Overall, iNPC injection appears to be a safe and effective long-term treatment for AMD in the RCS rat preclinical model, and holds great promise for the translation into a patient-specific treatment for the preservation of existing retinal structure and vision during the early stages of AMD in humans. The authors do note that iNPC treatment at later stages of degeneration, which represents a more clinical relevant stage, remains unstudied, although they hope that the restoration of phagocytosis by iNPCs will represent an important strategy towards treating loss if visual acuity.

References

  1. Mullen RJ and LaVail MM Inherited retinal dystrophy: primary defect in pigment epithelium determined with experimental rat chimeras. Science 1976;192:799-801.

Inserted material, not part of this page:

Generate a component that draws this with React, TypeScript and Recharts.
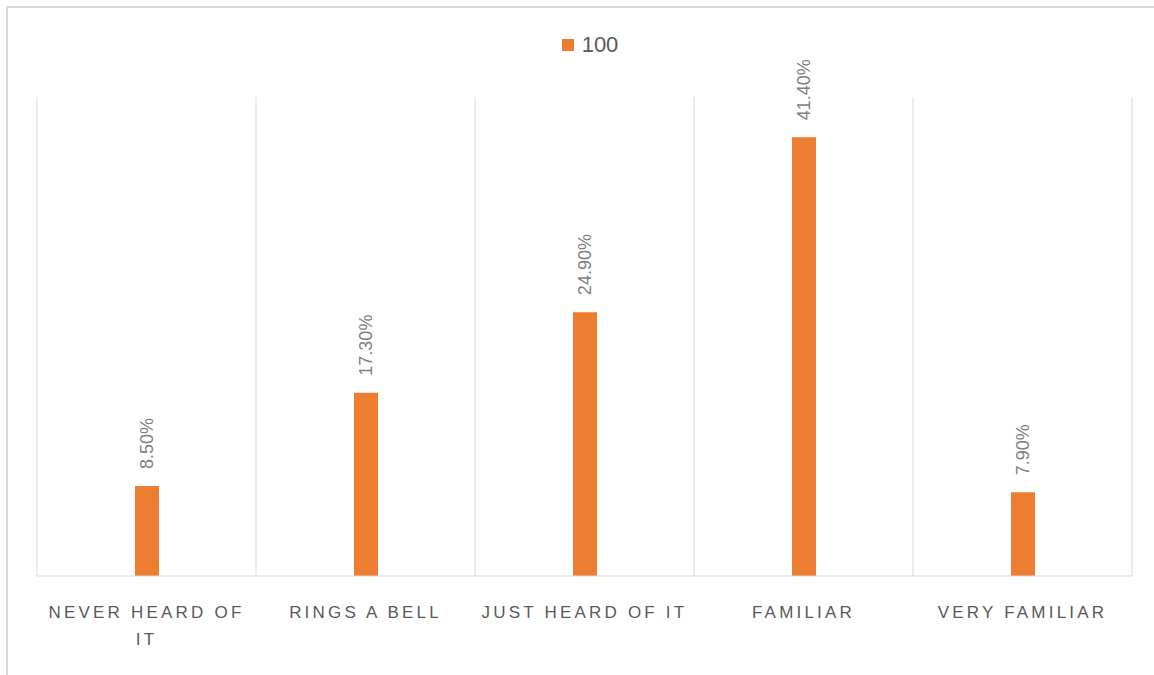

  2. Wang S, Girman S, Lu B, et al. Long-term vision rescue by human neural progenitors in a rat model of photoreceptor degeneration. Investigative ophthalmology & visual science 2008;49:3201-3206.
  3. Gamm DM, Wang S, Lu B, et al. Protection of visual functions by human neural progenitors in a rat model of retinal disease. PLoS One 2007;2:e338.
  4. Sareen D, Gowing G, Sahabian A, et al. Human induced pluripotent stem cells are a novel source of neural progenitor cells (iNPCs) that migrate and integrate in the rodent spinal cord. J Comp Neurol 2014;522:2707-2728.
  5. Tsai Y, Lu B, Bakondi B, et al. Human iPSC-Derived Neural Progenitors Preserve Vision in an AMD-Like Model. Stem Cells 2015;33:2537-2549.